At first, I was outraged. “Macho”? Didn’t men and women deal with misery in exactly the same way? (Actually, no, it seems women have the edge on suffering.) But then, I realised that wasn’t her point. She was talking about actually seeking out discomfort when you travel, and then bragging about it to a crowd of people as if it meant something Important.
Oh no, I thought. She’s right. I’m turning into one of those people.
Except – it’s not that simple. As I said here, I’d never argue that the point of travelling was to find reasons to feel awful, same way I’d shout down anyone who said that becoming a writer in the 21st century was about heroically embracing a short, painful life as an under-appreciated hack until something in you snaps and you flee in the direction of merchant banking.
That said – sometimes travel is like laying on a bathroom floor all night.
As I write this, waking up my blog after four months of pretty intensive travel, I’m struck by how much of that time was waiting for something to happen. In Conil in the south of Spain, I got the worst head-cold I’ve had for a decade, and spent a week waiting for antibiotics to stop my lungs from crackling like microwaved popcorn every time I took a breath. I waited for flights (nervously, always nervously) and for trains (always excited out of my tiny mind). There’s a lot of waiting in travel, and it’s often frustrating because of point number 3 here – and therefore, waiting is rarely fun. Waiting is low-grade discomfort, gnawing at your patience and making your feet twitch. And a lot of modern travel is waiting.
Most of the travel I’ve done has been uncomfy. I’m not just talking about the Megabus expeditions or the nights laying in a sack – I mean the normal stuff. Modern travel of all kinds requires a certain stoicism towards mild discomfort that’s hard to learn without dwelling in it for hours, and learning to be OK with that. And you will need to be OK with it. It’s a given.

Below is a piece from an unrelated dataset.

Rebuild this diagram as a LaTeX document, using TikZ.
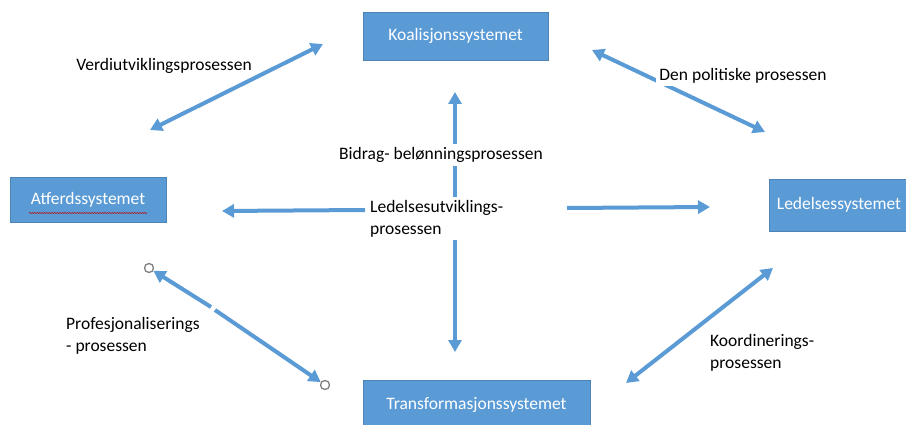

But take heart. The great thing about discomfort is that it’s memorable (because it’s something you really, truly feel), so it’ll makes great travel stories that will probably be hilarious to everyone except you. And yes, travel is about finding enlightenment, empathy, revelation and joy – but when suck strikes, don’t assume your travel adventures are broken. Moments like this, as unlikely as it may feel at the time, are absolutely not to be feared. They’re a sign you’re still living in the real world.
Embrace them, the same way a violently ill man might embrace a porcelain toilet.
IV
It’s 7am, and daylight is filtering in. I’m clearly going to live, which is something I’m feeling ambivalent about because the smells of multiple Full English Breakfasts are wafting up the stairs. I open the bathroom door and I’m momentarily dazzled by the hallway carpet – a rich, lush range of colours my brain can’t handle after seven hours of beige. It’s a miracle.
I lurch past room 14 – if anyone was in room 14 that night, I am SO, SO SORRY – and head back to my room, hugging the wall the whole way. If I bump into anyone in the state I’m in, it’ll be too awkward – I’ll just have to kill them.
I turn the door handle (no, the other way, Mike) – and it’s over. Every adventure has to end, and sometimes that’s no bad thing.